The model needs both positive examples of accounts that converted and negative examples of those that did not, with complete signal histories for each. Data should include first-party engagement signals from marketing automation and website analytics, CRM interaction records, product usage data for existing customers, third-party intent signals, and enrichment attributes like company size and industry. Crucially, all signals need accurate timestamps to enable the model to learn temporal patterns and sequences. Data quality directly impacts model accuracy, so organizations must ensure consistent signal tracking before attempting model development.

How often should propensity models be retrained?

Propensity models should retrain automatically when prediction accuracy degrades below defined thresholds, typically triggered by monitoring systems that compare predicted probabilities against actual outcomes. Most production models implement monthly retraining schedules at minimum to incorporate fresh conversion data and adapt to evolving buyer behaviors. However, the optimal frequency depends on conversion volume and market stability. Organizations with 100+ monthly conversions benefit from weekly or even daily retraining to capture rapid behavioral shifts. Companies in stable markets with slower conversion volumes might extend to quarterly retraining. Modern MLOps platforms enable continuous monitoring and automated retraining triggers, ensuring models maintain peak accuracy without manual intervention.

What conversion rates can propensity models achieve?

High-quality propensity models typically achieve precision rates of 75-85%, meaning that accounts scored in the top propensity tier convert at those rates within defined time windows. The highest-scoring 10% of accounts often convert at 3-5x the baseline rate of unscored populations. However, actual performance depends heavily on data quality, feature engineering sophistication, conversion volume for training, and market conditions. Organizations should expect 6-12 months of iteration to reach peak performance as they refine feature definitions, accumulate sufficient training data, and optimize decision thresholds. Industry research shows that mature propensity scoring implementations improve overall GTM efficiency by 40-60% compared to rule-based approaches.

Conclusion

Signal propensity models represent the evolution from intuition-based prioritization to statistically-validated revenue intelligence, enabling B2B SaaS companies to make data-driven decisions about where to allocate scarce sales and marketing resources. By analyzing complex patterns in historical conversion data, these models surface opportunities that human analysis would miss while filtering out activities that appear valuable but statistically predict poor outcomes.

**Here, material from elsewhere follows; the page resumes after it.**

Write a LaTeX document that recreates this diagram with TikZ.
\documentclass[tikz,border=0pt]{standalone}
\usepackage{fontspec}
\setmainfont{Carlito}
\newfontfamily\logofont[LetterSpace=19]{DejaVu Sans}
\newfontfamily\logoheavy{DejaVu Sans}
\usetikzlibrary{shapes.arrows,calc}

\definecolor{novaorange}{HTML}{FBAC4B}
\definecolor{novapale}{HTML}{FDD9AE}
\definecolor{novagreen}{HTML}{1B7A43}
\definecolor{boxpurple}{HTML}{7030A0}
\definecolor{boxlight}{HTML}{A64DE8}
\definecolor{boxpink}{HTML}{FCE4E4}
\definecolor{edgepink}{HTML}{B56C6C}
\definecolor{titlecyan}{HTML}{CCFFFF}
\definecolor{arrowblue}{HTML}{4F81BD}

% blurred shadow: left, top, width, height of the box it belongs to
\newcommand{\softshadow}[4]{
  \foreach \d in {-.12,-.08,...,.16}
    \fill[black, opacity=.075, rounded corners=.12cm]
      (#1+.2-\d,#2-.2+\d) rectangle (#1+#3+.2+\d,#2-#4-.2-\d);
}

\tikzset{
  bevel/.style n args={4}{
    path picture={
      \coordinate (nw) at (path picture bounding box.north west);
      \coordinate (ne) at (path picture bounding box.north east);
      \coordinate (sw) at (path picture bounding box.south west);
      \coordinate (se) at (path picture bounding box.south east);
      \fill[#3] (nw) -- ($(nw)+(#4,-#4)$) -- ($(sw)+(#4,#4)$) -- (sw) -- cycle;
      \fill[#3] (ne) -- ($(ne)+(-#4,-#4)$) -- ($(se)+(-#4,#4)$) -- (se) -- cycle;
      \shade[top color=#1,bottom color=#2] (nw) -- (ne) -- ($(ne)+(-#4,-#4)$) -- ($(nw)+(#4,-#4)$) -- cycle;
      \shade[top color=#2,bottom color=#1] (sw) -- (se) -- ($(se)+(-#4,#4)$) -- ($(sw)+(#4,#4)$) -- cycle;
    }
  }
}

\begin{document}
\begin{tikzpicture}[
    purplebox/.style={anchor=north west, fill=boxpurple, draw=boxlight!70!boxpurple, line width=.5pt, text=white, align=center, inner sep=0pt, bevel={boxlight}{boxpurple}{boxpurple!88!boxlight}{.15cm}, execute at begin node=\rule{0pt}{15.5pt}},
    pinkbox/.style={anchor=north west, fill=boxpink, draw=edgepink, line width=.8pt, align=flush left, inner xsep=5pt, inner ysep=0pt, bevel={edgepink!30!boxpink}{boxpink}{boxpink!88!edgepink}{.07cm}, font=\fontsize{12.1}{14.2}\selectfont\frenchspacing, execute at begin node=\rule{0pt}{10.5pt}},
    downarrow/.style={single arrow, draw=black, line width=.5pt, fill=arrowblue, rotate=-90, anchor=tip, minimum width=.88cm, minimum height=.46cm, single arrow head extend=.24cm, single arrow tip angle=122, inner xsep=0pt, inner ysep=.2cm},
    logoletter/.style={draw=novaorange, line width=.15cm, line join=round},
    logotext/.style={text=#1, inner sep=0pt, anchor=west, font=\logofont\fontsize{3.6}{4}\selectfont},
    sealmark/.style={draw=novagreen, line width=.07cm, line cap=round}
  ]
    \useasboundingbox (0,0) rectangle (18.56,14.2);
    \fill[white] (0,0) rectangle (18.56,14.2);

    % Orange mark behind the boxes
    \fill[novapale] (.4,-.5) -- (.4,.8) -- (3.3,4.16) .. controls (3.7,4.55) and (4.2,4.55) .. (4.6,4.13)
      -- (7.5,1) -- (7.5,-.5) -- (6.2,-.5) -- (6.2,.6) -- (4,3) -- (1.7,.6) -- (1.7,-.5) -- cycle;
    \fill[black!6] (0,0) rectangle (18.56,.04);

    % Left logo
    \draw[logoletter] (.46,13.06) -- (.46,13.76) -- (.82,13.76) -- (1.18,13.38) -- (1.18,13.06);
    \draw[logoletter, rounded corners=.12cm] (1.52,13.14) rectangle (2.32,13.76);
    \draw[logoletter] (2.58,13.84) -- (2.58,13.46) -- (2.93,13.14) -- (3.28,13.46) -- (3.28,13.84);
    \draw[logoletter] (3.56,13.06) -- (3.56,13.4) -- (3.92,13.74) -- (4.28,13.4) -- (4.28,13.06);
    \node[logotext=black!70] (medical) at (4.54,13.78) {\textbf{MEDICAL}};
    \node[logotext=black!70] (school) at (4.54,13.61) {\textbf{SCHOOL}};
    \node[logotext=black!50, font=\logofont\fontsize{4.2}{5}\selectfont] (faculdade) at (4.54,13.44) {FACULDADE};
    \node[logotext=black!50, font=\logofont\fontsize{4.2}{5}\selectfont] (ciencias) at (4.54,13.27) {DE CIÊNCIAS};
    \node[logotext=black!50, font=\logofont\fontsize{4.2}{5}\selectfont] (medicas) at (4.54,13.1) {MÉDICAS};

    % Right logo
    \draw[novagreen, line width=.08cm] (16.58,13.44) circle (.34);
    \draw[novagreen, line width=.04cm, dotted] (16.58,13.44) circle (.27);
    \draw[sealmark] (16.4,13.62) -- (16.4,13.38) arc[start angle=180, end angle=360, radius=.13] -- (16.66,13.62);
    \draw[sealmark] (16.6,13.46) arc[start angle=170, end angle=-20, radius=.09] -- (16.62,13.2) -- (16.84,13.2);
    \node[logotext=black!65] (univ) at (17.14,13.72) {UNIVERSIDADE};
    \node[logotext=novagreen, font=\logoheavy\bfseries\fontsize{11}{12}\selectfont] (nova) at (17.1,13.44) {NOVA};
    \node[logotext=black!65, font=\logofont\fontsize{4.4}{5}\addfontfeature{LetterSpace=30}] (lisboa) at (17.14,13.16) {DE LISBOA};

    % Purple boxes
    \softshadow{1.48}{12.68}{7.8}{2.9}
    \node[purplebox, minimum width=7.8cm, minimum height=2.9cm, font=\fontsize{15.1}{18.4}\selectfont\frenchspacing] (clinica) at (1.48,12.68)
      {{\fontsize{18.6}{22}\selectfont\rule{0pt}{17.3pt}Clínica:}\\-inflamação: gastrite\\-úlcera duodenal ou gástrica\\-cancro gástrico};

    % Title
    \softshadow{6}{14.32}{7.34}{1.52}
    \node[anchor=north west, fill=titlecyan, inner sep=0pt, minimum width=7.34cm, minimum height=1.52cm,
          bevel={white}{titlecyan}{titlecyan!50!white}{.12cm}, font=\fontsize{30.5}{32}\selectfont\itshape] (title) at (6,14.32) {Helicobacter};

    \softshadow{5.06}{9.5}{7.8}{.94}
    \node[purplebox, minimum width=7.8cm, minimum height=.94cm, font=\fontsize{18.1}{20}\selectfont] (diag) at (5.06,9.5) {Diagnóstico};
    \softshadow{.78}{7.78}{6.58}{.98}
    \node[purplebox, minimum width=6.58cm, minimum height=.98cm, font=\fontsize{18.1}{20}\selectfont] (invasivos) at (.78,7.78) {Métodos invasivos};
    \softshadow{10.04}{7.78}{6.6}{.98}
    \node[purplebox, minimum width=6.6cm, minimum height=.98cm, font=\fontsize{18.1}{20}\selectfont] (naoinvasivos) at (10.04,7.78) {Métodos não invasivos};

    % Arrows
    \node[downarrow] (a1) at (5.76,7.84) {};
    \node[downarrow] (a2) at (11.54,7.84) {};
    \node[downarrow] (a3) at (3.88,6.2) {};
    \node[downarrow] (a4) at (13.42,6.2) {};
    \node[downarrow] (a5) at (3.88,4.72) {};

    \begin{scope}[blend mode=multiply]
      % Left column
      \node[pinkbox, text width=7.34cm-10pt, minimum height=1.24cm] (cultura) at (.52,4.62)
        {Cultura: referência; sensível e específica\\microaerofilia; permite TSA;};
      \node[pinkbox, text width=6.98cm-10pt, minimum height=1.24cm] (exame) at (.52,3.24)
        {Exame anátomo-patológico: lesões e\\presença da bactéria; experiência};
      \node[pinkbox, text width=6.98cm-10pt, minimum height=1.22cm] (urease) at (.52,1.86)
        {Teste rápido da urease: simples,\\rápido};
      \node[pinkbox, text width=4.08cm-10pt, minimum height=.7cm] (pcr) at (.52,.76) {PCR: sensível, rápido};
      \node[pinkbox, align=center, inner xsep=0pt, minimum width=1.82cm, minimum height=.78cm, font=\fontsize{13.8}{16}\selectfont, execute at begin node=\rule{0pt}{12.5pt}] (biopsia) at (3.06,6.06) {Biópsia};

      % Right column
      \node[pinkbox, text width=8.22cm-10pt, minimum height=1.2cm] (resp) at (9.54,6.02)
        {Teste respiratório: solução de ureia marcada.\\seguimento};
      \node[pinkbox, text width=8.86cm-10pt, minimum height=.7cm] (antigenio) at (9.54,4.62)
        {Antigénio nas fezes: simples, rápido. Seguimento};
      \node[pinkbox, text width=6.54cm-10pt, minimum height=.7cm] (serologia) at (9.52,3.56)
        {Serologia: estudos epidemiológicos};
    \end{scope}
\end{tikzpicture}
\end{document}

Marketing teams use propensity scores to optimize campaign targeting and content strategy, focusing budget on accounts demonstrating statistically-validated buying signals rather than vanity engagement metrics. Sales development organizations structure their daily workflows around propensity rankings, ensuring representatives contact high-probability accounts when interest peaks. Account executives leverage propensity insights to time their engagement and tailor their messaging based on the specific signal patterns each account exhibits. Customer success managers deploy specialized propensity models for churn prediction and expansion identification, intervening proactively with the right accounts at the right moment.

The future of revenue operations increasingly depends on sophisticated propensity modeling capabilities as buying journeys fragment across more touchpoints and signal volume continues growing exponentially. Organizations that combine real-time signal collection from platforms like Saber with advanced predictive signal modeling capabilities gain decisive competitive advantages. These systems enable revenue teams to identify emerging opportunities earlier, engage with perfect timing, and convert prospects at rates impossible through manual prioritization. As models incorporate more data sources and algorithmic sophistication improves, the gap between companies with advanced propensity modeling and those relying on traditional approaches will only widen.